Il giudizio di valutazione di impatto ambientale è, dunque, connotato da un elevato grado di discrezionalità, che non si esaurisce in un mero giudizio tecnico. Proprio in ragione di tali particolari profili che lo caratterizzano, il Collegio ritiene di far proprie le considerazioni reiteratamente espresse dal Consiglio di Stato in materia (cfr. Cons. St., sez. IV, 28.2.2018 n. 1240. e Cons. Stato, sez. IV, 27.3.2017 n. 1392), per cui, “prescindendo da specifiche aggettivazioni (debole o forte), la relativa valutazione di legittimità giudiziale, escludendo in maniera assoluta il carattere sostitutivo della stessa, debba essere limitata a evidenziare la sussistenza di vizi rilevabili ictu oculi, a causa della loro abnormità, irragionevolezza, contraddittorietà e superficialità. Invero, il giudizio di compatibilità ambientale, quand’anche reso sulla base di criteri oggettivi di misurazione, pienamente esposti al sindacato del giudice amministrativo, è attraversato, come visto, da profili particolarmente intensi di discrezionalità amministrativa sul piano dell’apprezzamento degli interessi pubblici in rilievo e della loro ponderazione rispetto all’ interesse all’esecuzione dell’opera, con la conseguenza che le scelte effettuate dall’amministrazione si sottraggono al sindacato del giudice amministrativo ogniqualvolta le medesime non si appalesino come manifestamente illogiche o incongrue (in termini, cfr. Cass. civ., sez. un., 17 febbraio 2012, nn. 2312 e 2313; Corte cost., 3 marzo 2011, n. 175; Cons. St., sez. VI, 9 febbraio 2011, n. 871)”.
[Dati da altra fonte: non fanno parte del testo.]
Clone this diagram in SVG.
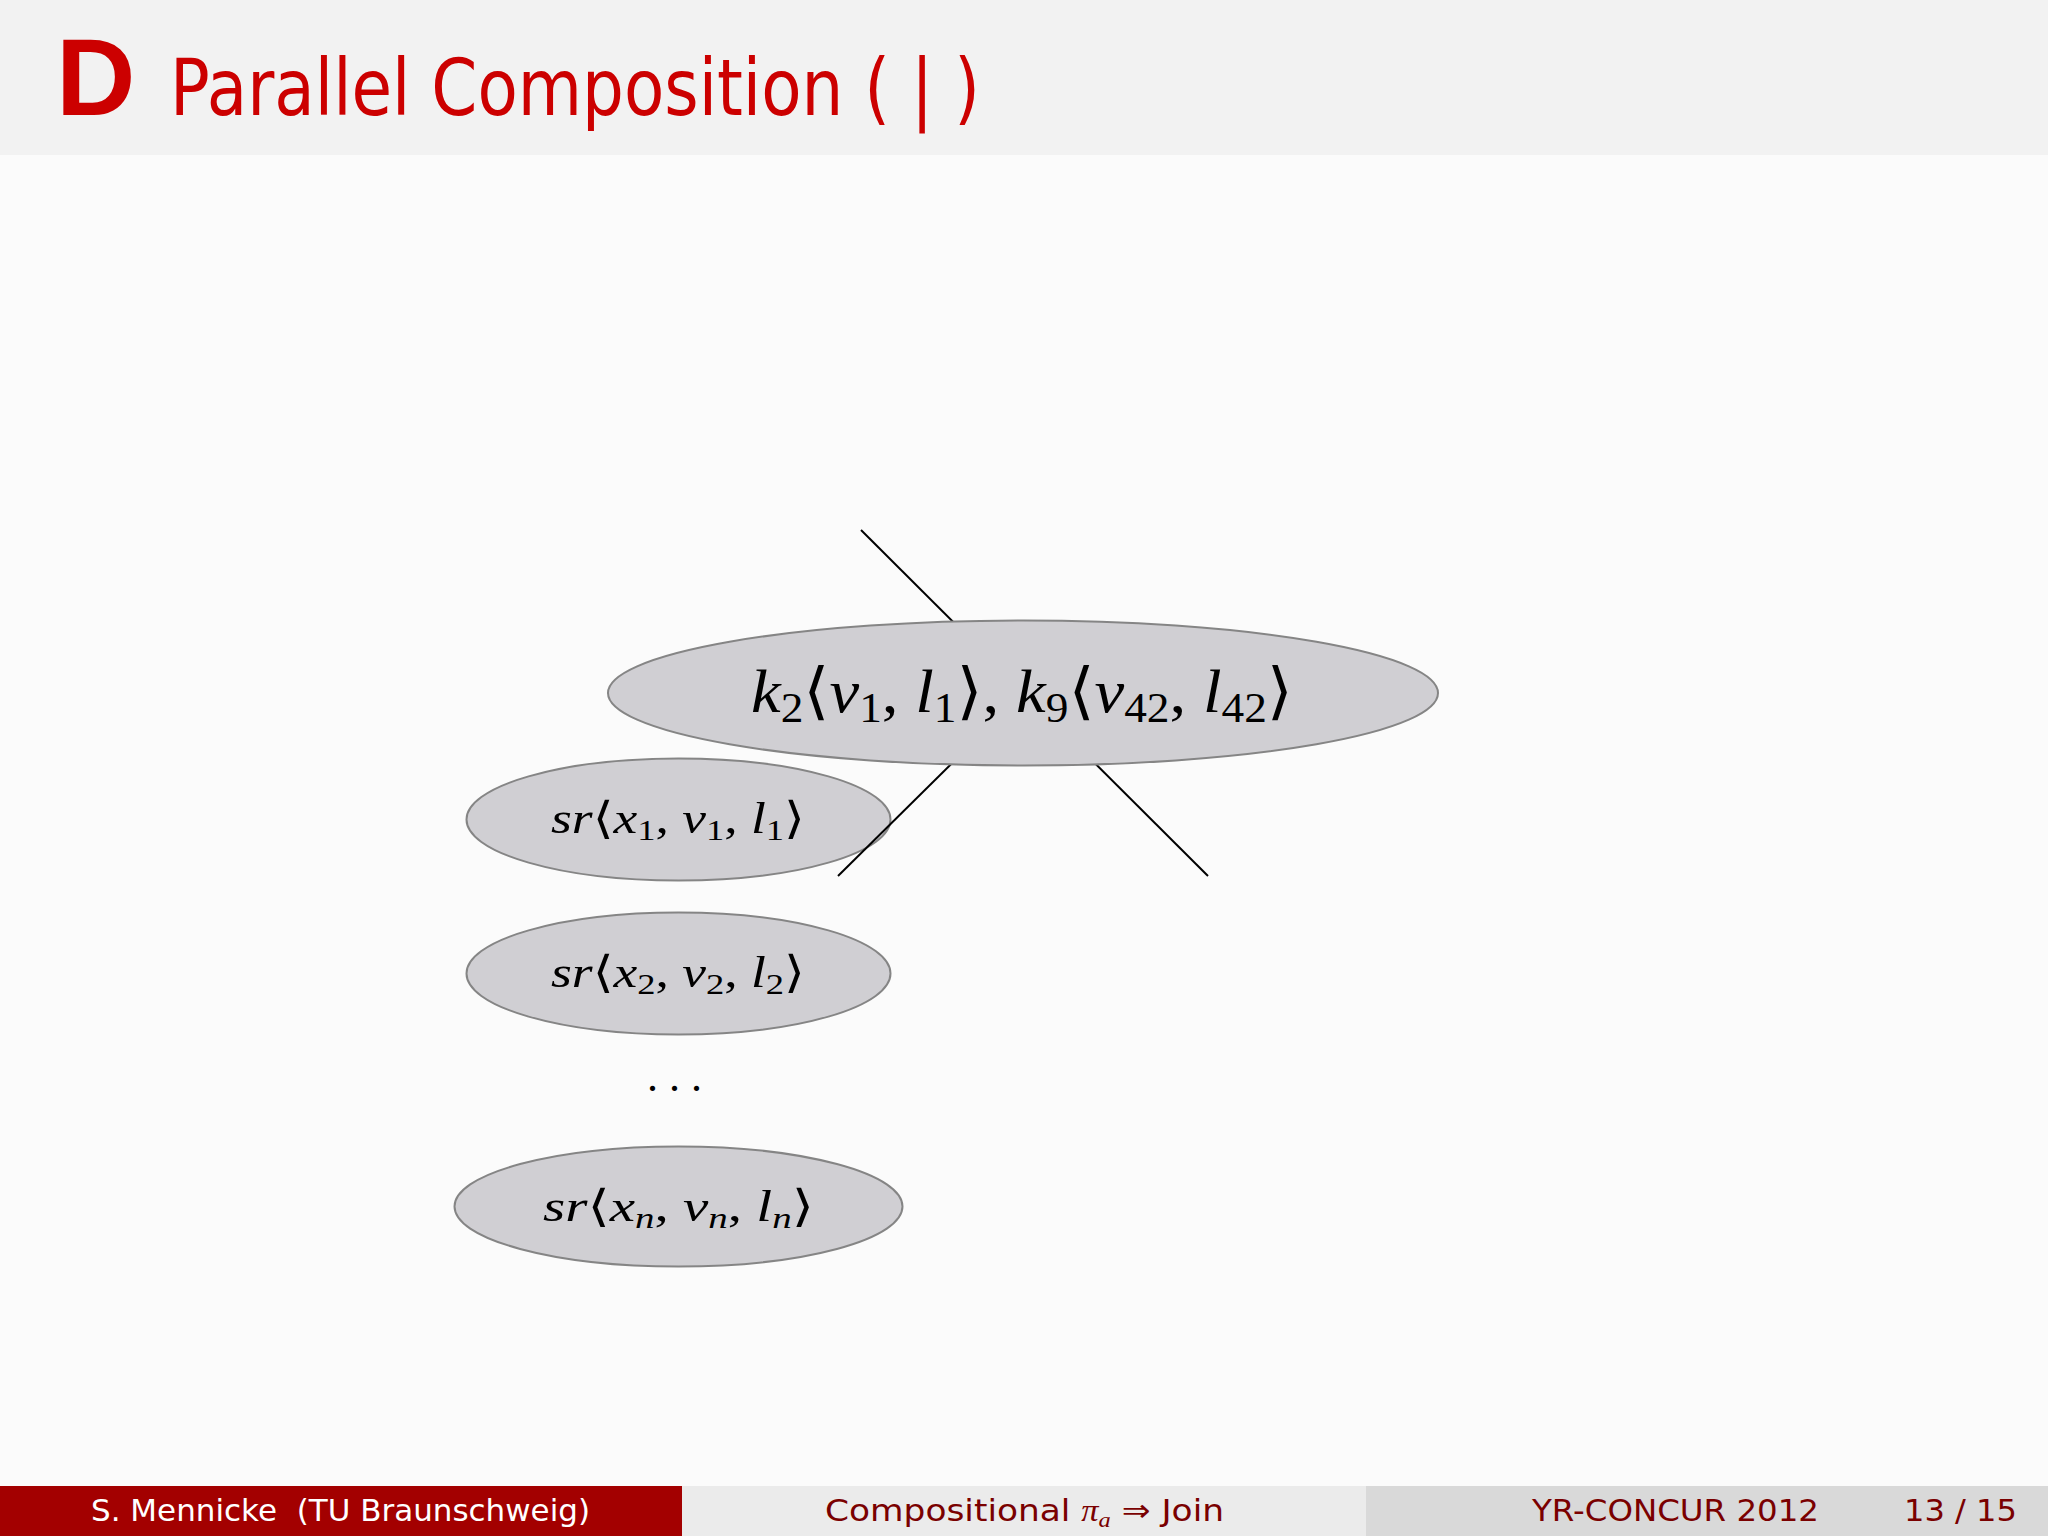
<svg xmlns="http://www.w3.org/2000/svg" width="2048" height="1536" viewBox="0 0 2048 1536">
<style>
.bg{fill:#fbfbfb}
.node{fill:#d0cfd3;stroke:#858585;stroke-width:2}
.edge{stroke:#000;stroke-width:2;fill:none}
.math{font-family:"Liberation Serif","DejaVu Serif",serif;fill:#000}
.it{font-style:italic}
.ft{font-family:"DejaVu Sans","Liberation Sans",sans-serif;font-size:31px}
</style>
<rect class="bg" x="0" y="0" width="2048" height="1536"/>
<g id="title">
<rect x="0" y="0" width="2048" height="155" fill="#f2f2f2"/>
<text x="56" y="115" font-family="Liberation Sans,Arial,sans-serif" font-weight="bold" font-size="110" fill="#cc0000">D</text>
<text x="170" y="115" font-family="DejaVu Sans,Liberation Sans,sans-serif" font-size="78" fill="#cc0000" textLength="810" lengthAdjust="spacingAndGlyphs">Parallel Composition ( | )</text>
</g>
<g id="sr1">
<ellipse class="node" cx="678.5" cy="819.5" rx="212" ry="61"/>
<text class="math" font-size="44" x="551" y="833" textLength="254" lengthAdjust="spacingAndGlyphs"><tspan class="it">sr</tspan>⟨<tspan class="it">x</tspan><tspan font-size="30" dy="7">1</tspan><tspan dy="-7">, </tspan><tspan class="it">v</tspan><tspan font-size="30" dy="7">1</tspan><tspan dy="-7">, </tspan><tspan class="it">l</tspan><tspan font-size="30" dy="7">1</tspan><tspan dy="-7">⟩</tspan></text>
</g>
<g id="connectors">
<line class="edge" x1="861" y1="530" x2="1208" y2="876"/>
<line class="edge" x1="838" y1="876" x2="1024" y2="692"/>
</g>
<g id="k">
<ellipse class="node" cx="1023" cy="693" rx="415" ry="72.5"/>
<text class="math" font-size="62" x="751" y="712" textLength="542" lengthAdjust="spacingAndGlyphs"><tspan class="it">k</tspan><tspan font-size="42" dy="10">2</tspan><tspan dy="-10">⟨</tspan><tspan class="it">v</tspan><tspan font-size="42" dy="10">1</tspan><tspan dy="-10">, </tspan><tspan class="it">l</tspan><tspan font-size="42" dy="10">1</tspan><tspan dy="-10">⟩, </tspan><tspan class="it">k</tspan><tspan font-size="42" dy="10">9</tspan><tspan dy="-10">⟨</tspan><tspan class="it">v</tspan><tspan font-size="42" dy="10">42</tspan><tspan dy="-10">, </tspan><tspan class="it">l</tspan><tspan font-size="42" dy="10">42</tspan><tspan dy="-10">⟩</tspan></text>
</g>
<g id="sr2">
<ellipse class="node" cx="678.5" cy="973.5" rx="212" ry="61"/>
<text class="math" font-size="44" x="551" y="987" textLength="254" lengthAdjust="spacingAndGlyphs"><tspan class="it">sr</tspan>⟨<tspan class="it">x</tspan><tspan font-size="30" dy="7">2</tspan><tspan dy="-7">, </tspan><tspan class="it">v</tspan><tspan font-size="30" dy="7">2</tspan><tspan dy="-7">, </tspan><tspan class="it">l</tspan><tspan font-size="30" dy="7">2</tspan><tspan dy="-7">⟩</tspan></text>
</g>
<g id="dots">
<text class="math" font-size="44" x="674.5" y="1091" text-anchor="middle">. . .</text>
</g>
<g id="srn">
<ellipse class="node" cx="678.5" cy="1206.5" rx="224" ry="60"/>
<text class="math" font-size="44" x="543" y="1221" textLength="271" lengthAdjust="spacingAndGlyphs"><tspan class="it">sr</tspan>⟨<tspan class="it">x</tspan><tspan class="it" font-size="30" dy="7">n</tspan><tspan dy="-7">, </tspan><tspan class="it">v</tspan><tspan class="it" font-size="30" dy="7">n</tspan><tspan dy="-7">, </tspan><tspan class="it">l</tspan><tspan class="it" font-size="30" dy="7">n</tspan><tspan dy="-7">⟩</tspan></text>
</g>
<g id="footer">
<rect x="0" y="1486" width="682" height="50" fill="#a30000"/>
<rect x="682" y="1486" width="684" height="50" fill="#ebebeb"/>
<rect x="1366" y="1486" width="682" height="50" fill="#d9d9d9"/>
<text class="ft" x="91" y="1521" fill="#ffffff" xml:space="preserve" textLength="499" lengthAdjust="spacingAndGlyphs">S. Mennicke  (TU Braunschweig)</text>
<text class="ft" x="825" y="1521" fill="#7a0000" textLength="399" lengthAdjust="spacingAndGlyphs">Compositional <tspan font-family="Liberation Serif,serif" font-style="italic">π</tspan><tspan font-family="Liberation Serif,serif" font-style="italic" font-size="22" dy="6">a</tspan><tspan dy="-6"> ⇒ Join</tspan></text>
<text class="ft" x="1532" y="1521" fill="#7a0000" textLength="287" lengthAdjust="spacingAndGlyphs">YR-CONCUR 2012</text>
<text class="ft" x="1904" y="1521" fill="#7a0000" textLength="113" lengthAdjust="spacingAndGlyphs">13 / 15</text>
</g>
</svg>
Insomma, la necessità di aumentare la produzione nazionale di energia per rendere il nostro paese maggiormente autonomo dalle fonti di energia inquinanti non deve portare all’esercizio di sindacati invasivi della sfera discrezionale delle amministrazioni in materie, come quella di specie, in cui il bilanciamento degli interessi in gioco è delicato e quantomai rilevante.